REQUIRED WORK:
Copy nothing but the text: reproduce each line of the listing exactly and leave the pictures out.
+-------+
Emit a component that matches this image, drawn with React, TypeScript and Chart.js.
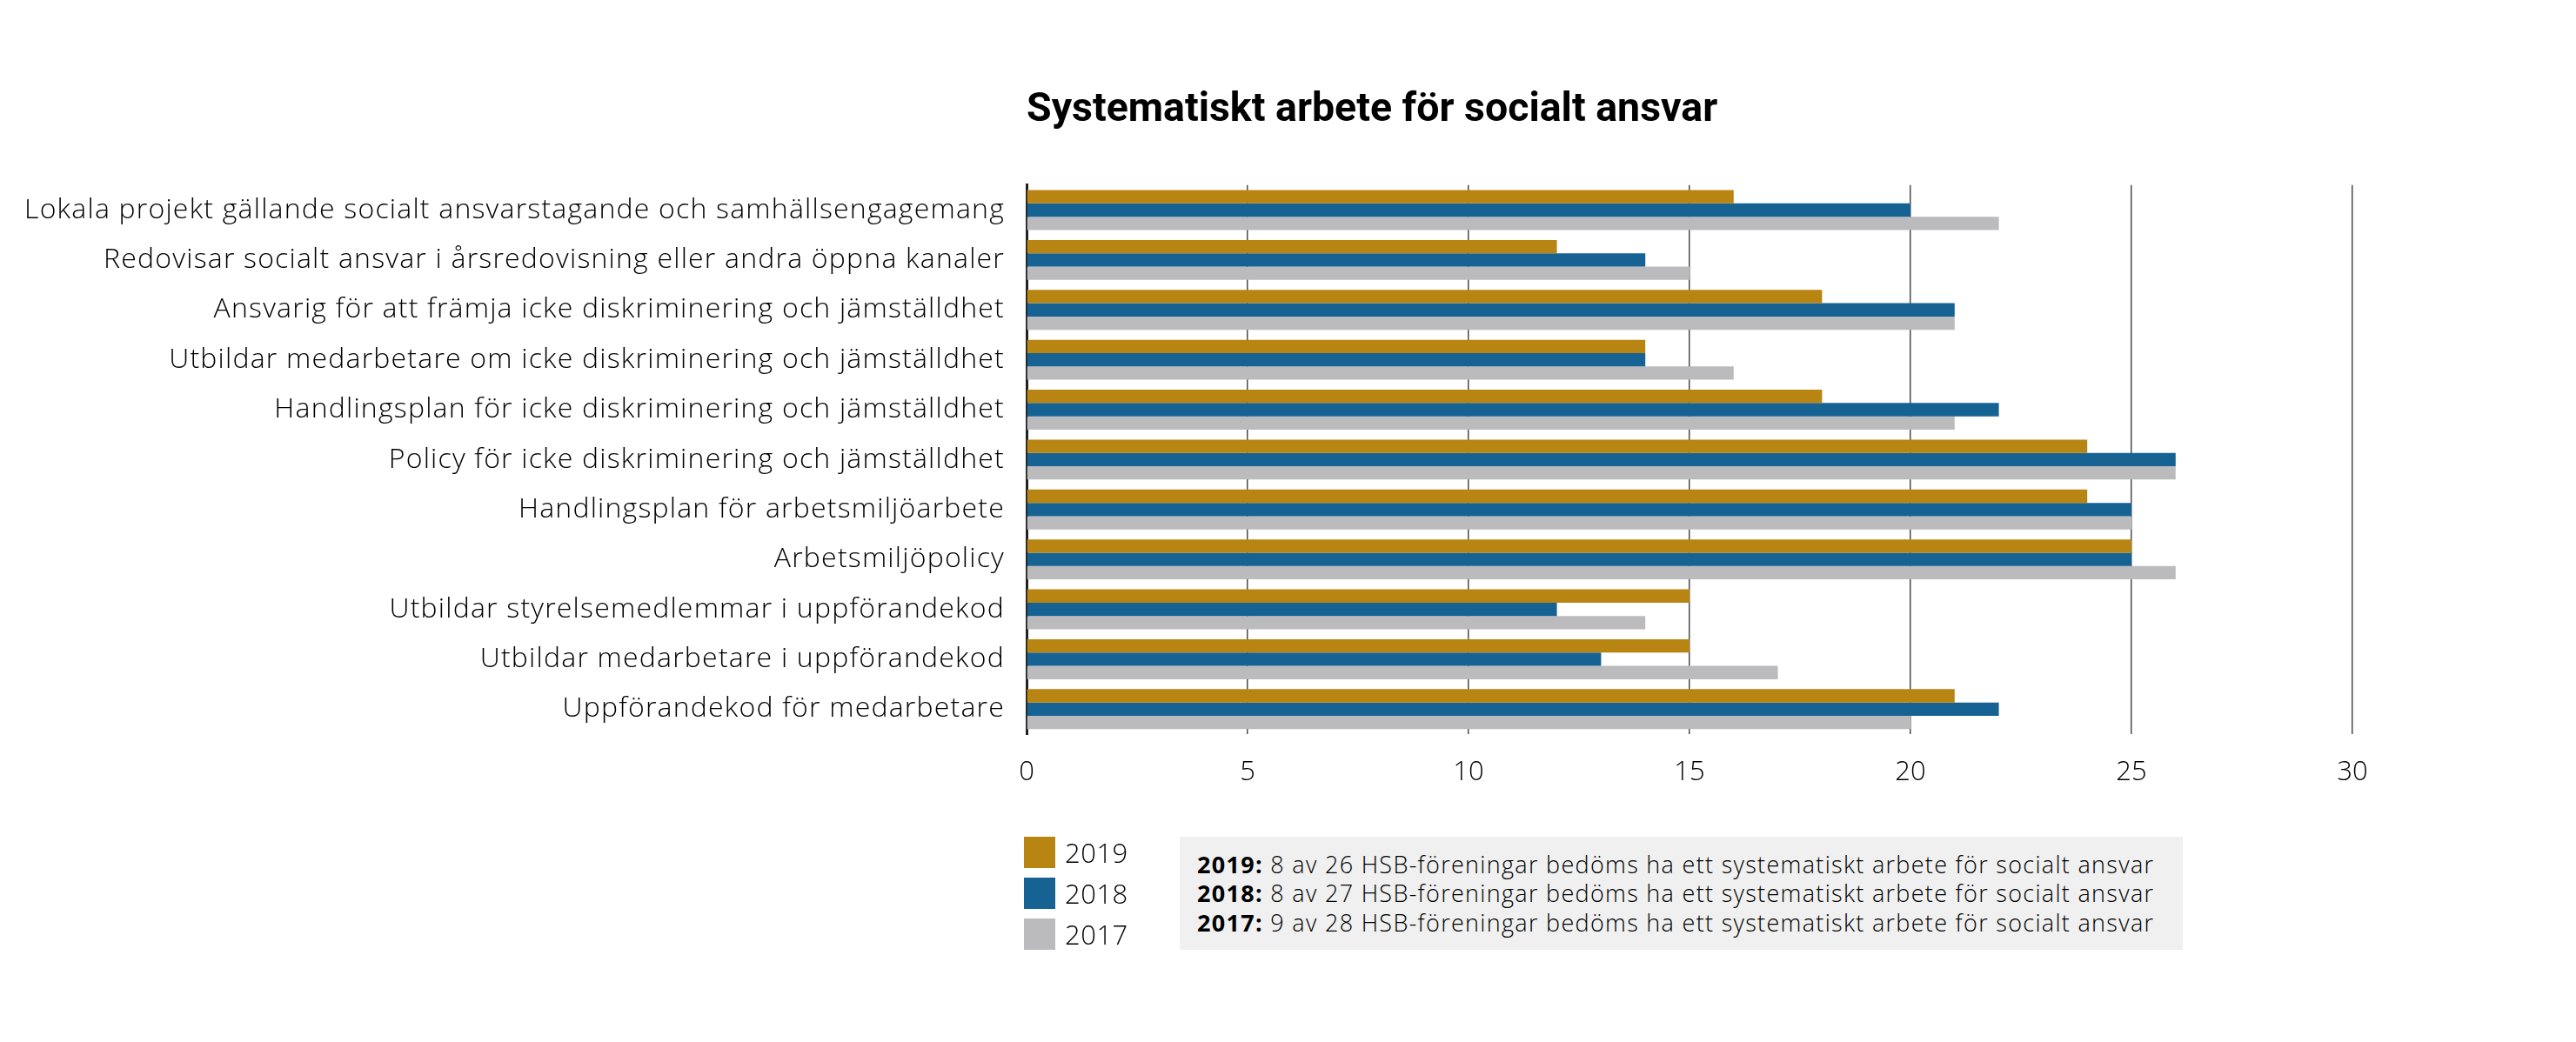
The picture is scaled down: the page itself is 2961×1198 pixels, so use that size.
import React, { useEffect, useRef } from "react";
import { Chart, registerables } from "chart.js";

Chart.register(...registerables);

const categories: string[] = [
  "Lokala projekt gällande socialt ansvarstagande och samhällsengagemang",
  "Redovisar socialt ansvar i årsredovisning eller andra öppna kanaler",
  "Ansvarig för att främja icke diskriminering och jämställdhet",
  "Utbildar medarbetare om icke diskriminering och jämställdhet",
  "Handlingsplan för icke diskriminering och jämställdhet",
  "Policy för icke diskriminering och jämställdhet",
  "Handlingsplan för arbetsmiljöarbete",
  "Arbetsmiljöpolicy",
  "Utbildar styrelsemedlemmar i uppförandekod",
  "Utbildar medarbetare i uppförandekod",
  "Uppförandekod för medarbetare",
];

const values2019: number[] = [16, 12, 18, 14, 18, 24, 24, 25, 15, 15, 21];
const values2018: number[] = [20, 14, 21, 14, 22, 26, 25, 25, 12, 13, 22];
const values2017: number[] = [22, 15, 21, 16, 21, 26, 25, 26, 14, 17, 20];

const seriesNames: string[] = ["2019", "2018", "2017"];
const seriesColors: string[] = ["#B88512", "#156293", "#BBBABD"];

const titleText = "Systematiskt arbete för socialt ansvar";

const noteYears: string[] = ["2019:", "2018:", "2017:"];
const noteTexts: string[] = [
  " 8 av 26 HSB-föreningar bedöms ha ett systematiskt arbete för socialt ansvar",
  " 8 av 27 HSB-föreningar bedöms ha ett systematiskt arbete för socialt ansvar",
  " 9 av 28 HSB-föreningar bedöms ha ett systematiskt arbete för socialt ansvar",
];

const xMin = 0;
const xMax = 30;
const xStep = 5;

const FONT = '"Open Sans", "Noto Sans", sans-serif';
const TITLE_FONT = 'Roboto, "Open Sans", sans-serif';
const TEXT_COLOR = "#000000";

const labelSpacingPlugin = {
  id: "labelSpacing",
  beforeDraw(chart: any) {
    const s: any = chart.scales.y;
    if (s && !s.__spaced) {
      const orig = s.drawLabels.bind(s);
      s.drawLabels = (area: any) => {
        const ctx: any = chart.ctx;
        ctx.save();
        ctx.letterSpacing = "1.2px";
        orig(area);
        ctx.restore();
      };
      s.__spaced = true;
    }
  },
};

export default function App() {
  const canvasRef = useRef<HTMLCanvasElement | null>(null);

  useEffect(() => {
    if (!canvasRef.current) return;
    const seriesValues = [values2019, values2018, values2017];
    const chart = new Chart(canvasRef.current, {
      type: "bar",
      data: {
        labels: categories,
        datasets: seriesNames.map((name, i) => ({
          label: name,
          data: seriesValues[i],
          backgroundColor: seriesColors[i],
          borderWidth: 0,
          barPercentage: 1.0,
          categoryPercentage: 0.8,
        })),
      },
      plugins: [labelSpacingPlugin],
      options: {
        indexAxis: "y",
        animation: false,
        responsive: true,
        maintainAspectRatio: false,
        devicePixelRatio: 1,
        layout: {
          padding: { left: 0, right: 257, top: 0, bottom: 274 },
        },
        plugins: {
          legend: { display: false },
          tooltip: { enabled: false },
          title: {
            display: true,
            text: titleText,
            align: "start",
            fullSize: false,
            color: "#000",
            font: { family: TITLE_FONT, size: 46.5, weight: "bold" },
            padding: { top: 99, bottom: 58 },
          },
        },
        scales: {
          x: {
            type: "linear",
            position: "bottom",
            min: xMin,
            max: xMax,
            ticks: {
              stepSize: xStep,
              color: TEXT_COLOR,
              font: { family: FONT, size: 31, weight: 300 },
              padding: 26,
            },
            grid: {
              color: "#4a4a4a",
              lineWidth: 1.5,
              drawTicks: false,
            },
            border: { display: false },
            afterFit: (scale: any) => {
              scale.height = 80;
            },
          },
          y: {
            type: "category",
            position: "left",
            ticks: {
              color: TEXT_COLOR,
              font: { family: FONT, size: 32, weight: 300 },
              padding: 25,
              autoSkip: false,
            },
            grid: { display: false, drawTicks: false },
            border: { display: true, color: "#222222", width: 3 },
            afterFit: (scale: any) => {
              scale.width = 1180;
            },
          },
        },
      },
    });
    return () => chart.destroy();
  }, []);

  return (
    <div
      style={{
        position: "absolute",
        left: 0,
        top: 0,
        width: 2961,
        height: 1198,
        background: "#fff",
        fontFamily: FONT,
      }}
    >
      <canvas ref={canvasRef} style={{ position: "absolute", left: 0, top: 0 }} />
      {seriesNames.map((name, i) => (
        <div
          key={name}
          style={{
            position: "absolute",
            left: 1177,
            top: 962 + i * 47,
            height: 36,
            display: "flex",
            alignItems: "center",
          }}
        >
          <div style={{ width: 36, height: 36, background: seriesColors[i] }} />
          <span
            style={{
              marginLeft: 11,
              fontSize: 31,
              fontWeight: 300,
              color: TEXT_COLOR,
              lineHeight: "36px",
              letterSpacing: "0.5px",
            }}
          >
            {name}
          </span>
        </div>
      ))}
      <div
        style={{
          position: "absolute",
          left: 1356,
          top: 962,
          width: 1153,
          height: 130,
          background: "#f0f0f0",
          display: "flex",
          flexDirection: "column",
          justifyContent: "center",
          paddingLeft: 20,
          boxSizing: "border-box",
          fontSize: 27,
          fontWeight: 300,
          lineHeight: "33.5px",
          letterSpacing: "1.3px",
          color: "#000",
          whiteSpace: "nowrap",
        }}
      >
        {noteYears.map((y, i) => (
          <div key={y}>
            <span style={{ fontWeight: 700 }}>{y}</span>
            <span>{noteTexts[i]}</span>
          </div>
        ))}
      </div>
    </div>
  );
}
+-------+
RESULT:
Emit a component that matches this image, drawn with React, TypeScript and Chart.js.
The picture is scaled down: the page itself is 2961×1198 pixels, so use that size.
import React, { useEffect, useRef } from "react";
import { Chart, registerables } from "chart.js";

Chart.register(...registerables);

const categories: string[] = [
  "Lokala projekt gällande socialt ansvarstagande och samhällsengagemang",
  "Redovisar socialt ansvar i årsredovisning eller andra öppna kanaler",
  "Ansvarig för att främja icke diskriminering och jämställdhet",
  "Utbildar medarbetare om icke diskriminering och jämställdhet",
  "Handlingsplan för icke diskriminering och jämställdhet",
  "Policy för icke diskriminering och jämställdhet",
  "Handlingsplan för arbetsmiljöarbete",
  "Arbetsmiljöpolicy",
  "Utbildar styrelsemedlemmar i uppförandekod",
  "Utbildar medarbetare i uppförandekod",
  "Uppförandekod för medarbetare",
];

const values2019: number[] = [16, 12, 18, 14, 18, 24, 24, 25, 15, 15, 21];
const values2018: number[] = [20, 14, 21, 14, 22, 26, 25, 25, 12, 13, 22];
const values2017: number[] = [22, 15, 21, 16, 21, 26, 25, 26, 14, 17, 20];

const seriesNames: string[] = ["2019", "2018", "2017"];
const seriesColors: string[] = ["#B88512", "#156293", "#BBBABD"];

const titleText = "Systematiskt arbete för socialt ansvar";

const noteYears: string[] = ["2019:", "2018:", "2017:"];
const noteTexts: string[] = [
  " 8 av 26 HSB-föreningar bedöms ha ett systematiskt arbete för socialt ansvar",
  " 8 av 27 HSB-föreningar bedöms ha ett systematiskt arbete för socialt ansvar",
  " 9 av 28 HSB-föreningar bedöms ha ett systematiskt arbete för socialt ansvar",
];

const xMin = 0;
const xMax = 30;
const xStep = 5;

const FONT = '"Open Sans", "Noto Sans", sans-serif';
const TITLE_FONT = 'Roboto, "Open Sans", sans-serif';
const TEXT_COLOR = "#000000";

const labelSpacingPlugin = {
  id: "labelSpacing",
  beforeDraw(chart: any) {
    const s: any = chart.scales.y;
    if (s && !s.__spaced) {
      const orig = s.drawLabels.bind(s);
      s.drawLabels = (area: any) => {
        const ctx: any = chart.ctx;
        ctx.save();
        ctx.letterSpacing = "1.2px";
        orig(area);
        ctx.restore();
      };
      s.__spaced = true;
    }
  },
};

export default function App() {
  const canvasRef = useRef<HTMLCanvasElement | null>(null);

  useEffect(() => {
    if (!canvasRef.current) return;
    const seriesValues = [values2019, values2018, values2017];
    const chart = new Chart(canvasRef.current, {
      type: "bar",
      data: {
        labels: categories,
        datasets: seriesNames.map((name, i) => ({
          label: name,
          data: seriesValues[i],
          backgroundColor: seriesColors[i],
          borderWidth: 0,
          barPercentage: 1.0,
          categoryPercentage: 0.8,
        })),
      },
      plugins: [labelSpacingPlugin],
      options: {
        indexAxis: "y",
        animation: false,
        responsive: true,
        maintainAspectRatio: false,
        devicePixelRatio: 1,
        layout: {
          padding: { left: 0, right: 257, top: 0, bottom: 274 },
        },
        plugins: {
          legend: { display: false },
          tooltip: { enabled: false },
          title: {
            display: true,
            text: titleText,
            align: "start",
            fullSize: false,
            color: "#000",
            font: { family: TITLE_FONT, size: 46.5, weight: "bold" },
            padding: { top: 99, bottom: 58 },
          },
        },
        scales: {
          x: {
            type: "linear",
            position: "bottom",
            min: xMin,
            max: xMax,
            ticks: {
              stepSize: xStep,
              color: TEXT_COLOR,
              font: { family: FONT, size: 31, weight: 300 },
              padding: 26,
            },
            grid: {
              color: "#4a4a4a",
              lineWidth: 1.5,
              drawTicks: false,
            },
            border: { display: false },
            afterFit: (scale: any) => {
              scale.height = 80;
            },
          },
          y: {
            type: "category",
            position: "left",
            ticks: {
              color: TEXT_COLOR,
              font: { family: FONT, size: 32, weight: 300 },
              padding: 25,
              autoSkip: false,
            },
            grid: { display: false, drawTicks: false },
            border: { display: true, color: "#222222", width: 3 },
            afterFit: (scale: any) => {
              scale.width = 1180;
            },
          },
        },
      },
    });
    return () => chart.destroy();
  }, []);

  return (
    <div
      style={{
        position: "absolute",
        left: 0,
        top: 0,
        width: 2961,
        height: 1198,
        background: "#fff",
        fontFamily: FONT,
      }}
    >
      <canvas ref={canvasRef} style={{ position: "absolute", left: 0, top: 0 }} />
      {seriesNames.map((name, i) => (
        <div
          key={name}
          style={{
            position: "absolute",
            left: 1177,
            top: 962 + i * 47,
            height: 36,
            display: "flex",
            alignItems: "center",
          }}
        >
          <div style={{ width: 36, height: 36, background: seriesColors[i] }} />
          <span
            style={{
              marginLeft: 11,
              fontSize: 31,
              fontWeight: 300,
              color: TEXT_COLOR,
              lineHeight: "36px",
              letterSpacing: "0.5px",
            }}
          >
            {name}
          </span>
        </div>
      ))}
      <div
        style={{
          position: "absolute",
          left: 1356,
          top: 962,
          width: 1153,
          height: 130,
          background: "#f0f0f0",
          display: "flex",
          flexDirection: "column",
          justifyContent: "center",
          paddingLeft: 20,
          boxSizing: "border-box",
          fontSize: 27,
          fontWeight: 300,
          lineHeight: "33.5px",
          letterSpacing: "1.3px",
          color: "#000",
          whiteSpace: "nowrap",
        }}
      >
        {noteYears.map((y, i) => (
          <div key={y}>
            <span style={{ fontWeight: 700 }}>{y}</span>
            <span>{noteTexts[i]}</span>
          </div>
        ))}
      </div>
    </div>
  );
}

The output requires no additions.